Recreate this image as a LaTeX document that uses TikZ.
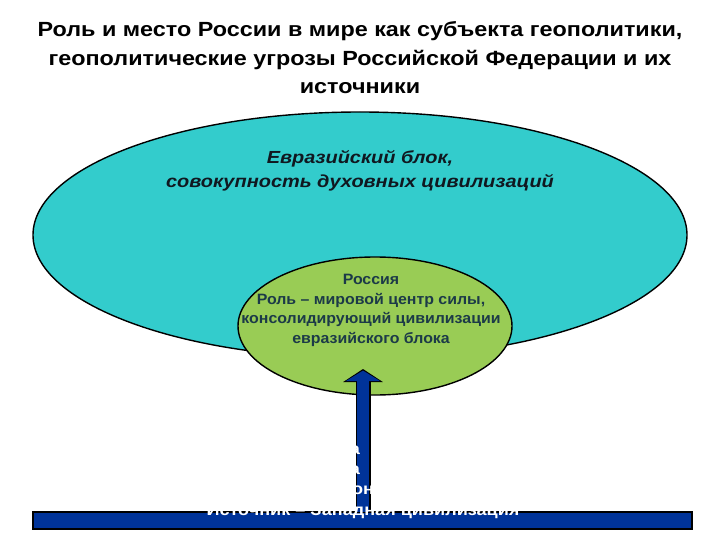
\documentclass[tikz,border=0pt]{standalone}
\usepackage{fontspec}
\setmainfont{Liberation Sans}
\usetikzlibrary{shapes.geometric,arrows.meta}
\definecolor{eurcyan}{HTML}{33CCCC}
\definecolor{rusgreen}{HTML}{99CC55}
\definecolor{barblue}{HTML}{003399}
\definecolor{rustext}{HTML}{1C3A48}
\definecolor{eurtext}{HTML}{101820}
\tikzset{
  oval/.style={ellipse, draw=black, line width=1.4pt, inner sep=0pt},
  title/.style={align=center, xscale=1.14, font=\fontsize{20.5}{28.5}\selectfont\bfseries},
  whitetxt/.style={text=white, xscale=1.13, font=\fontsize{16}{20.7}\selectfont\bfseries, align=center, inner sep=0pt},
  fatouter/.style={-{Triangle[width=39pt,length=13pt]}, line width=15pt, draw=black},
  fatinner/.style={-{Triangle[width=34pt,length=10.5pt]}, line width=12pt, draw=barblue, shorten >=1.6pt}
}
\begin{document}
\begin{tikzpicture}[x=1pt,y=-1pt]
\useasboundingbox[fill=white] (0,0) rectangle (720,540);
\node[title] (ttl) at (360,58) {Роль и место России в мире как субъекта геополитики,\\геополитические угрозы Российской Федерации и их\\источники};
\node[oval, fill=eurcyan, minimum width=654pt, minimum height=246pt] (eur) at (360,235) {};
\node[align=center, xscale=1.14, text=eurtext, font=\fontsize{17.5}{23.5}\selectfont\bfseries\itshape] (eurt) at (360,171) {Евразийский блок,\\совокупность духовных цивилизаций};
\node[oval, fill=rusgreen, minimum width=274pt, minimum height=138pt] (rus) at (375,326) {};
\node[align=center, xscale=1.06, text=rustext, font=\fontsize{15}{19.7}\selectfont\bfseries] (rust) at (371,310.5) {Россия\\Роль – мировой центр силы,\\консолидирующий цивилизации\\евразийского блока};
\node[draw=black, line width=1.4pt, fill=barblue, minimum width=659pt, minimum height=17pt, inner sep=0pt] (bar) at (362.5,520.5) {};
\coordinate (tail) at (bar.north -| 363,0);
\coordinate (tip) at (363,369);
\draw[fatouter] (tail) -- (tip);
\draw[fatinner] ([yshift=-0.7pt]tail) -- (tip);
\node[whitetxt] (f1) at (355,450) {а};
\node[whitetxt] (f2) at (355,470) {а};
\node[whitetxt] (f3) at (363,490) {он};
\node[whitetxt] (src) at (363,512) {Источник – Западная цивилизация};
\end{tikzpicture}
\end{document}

▶ EXERCISE AIM
Omit the pictures, then output the rest of the listing exactly.

▶ WRITTEN ANSWER
Recreate this image as a LaTeX document that uses TikZ.
\documentclass[tikz,border=0pt]{standalone}
\usepackage{fontspec}
\setmainfont{Liberation Sans}
\usetikzlibrary{shapes.geometric,arrows.meta}
\definecolor{eurcyan}{HTML}{33CCCC}
\definecolor{rusgreen}{HTML}{99CC55}
\definecolor{barblue}{HTML}{003399}
\definecolor{rustext}{HTML}{1C3A48}
\definecolor{eurtext}{HTML}{101820}
\tikzset{
  oval/.style={ellipse, draw=black, line width=1.4pt, inner sep=0pt},
  title/.style={align=center, xscale=1.14, font=\fontsize{20.5}{28.5}\selectfont\bfseries},
  whitetxt/.style={text=white, xscale=1.13, font=\fontsize{16}{20.7}\selectfont\bfseries, align=center, inner sep=0pt},
  fatouter/.style={-{Triangle[width=39pt,length=13pt]}, line width=15pt, draw=black},
  fatinner/.style={-{Triangle[width=34pt,length=10.5pt]}, line width=12pt, draw=barblue, shorten >=1.6pt}
}
\begin{document}
\begin{tikzpicture}[x=1pt,y=-1pt]
\useasboundingbox[fill=white] (0,0) rectangle (720,540);
\node[title] (ttl) at (360,58) {Роль и место России в мире как субъекта геополитики,\\геополитические угрозы Российской Федерации и их\\источники};
\node[oval, fill=eurcyan, minimum width=654pt, minimum height=246pt] (eur) at (360,235) {};
\node[align=center, xscale=1.14, text=eurtext, font=\fontsize{17.5}{23.5}\selectfont\bfseries\itshape] (eurt) at (360,171) {Евразийский блок,\\совокупность духовных цивилизаций};
\node[oval, fill=rusgreen, minimum width=274pt, minimum height=138pt] (rus) at (375,326) {};
\node[align=center, xscale=1.06, text=rustext, font=\fontsize{15}{19.7}\selectfont\bfseries] (rust) at (371,310.5) {Россия\\Роль – мировой центр силы,\\консолидирующий цивилизации\\евразийского блока};
\node[draw=black, line width=1.4pt, fill=barblue, minimum width=659pt, minimum height=17pt, inner sep=0pt] (bar) at (362.5,520.5) {};
\coordinate (tail) at (bar.north -| 363,0);
\coordinate (tip) at (363,369);
\draw[fatouter] (tail) -- (tip);
\draw[fatinner] ([yshift=-0.7pt]tail) -- (tip);
\node[whitetxt] (f1) at (355,450) {а};
\node[whitetxt] (f2) at (355,470) {а};
\node[whitetxt] (f3) at (363,490) {он};
\node[whitetxt] (src) at (363,512) {Источник – Западная цивилизация};
\end{tikzpicture}
\end{document}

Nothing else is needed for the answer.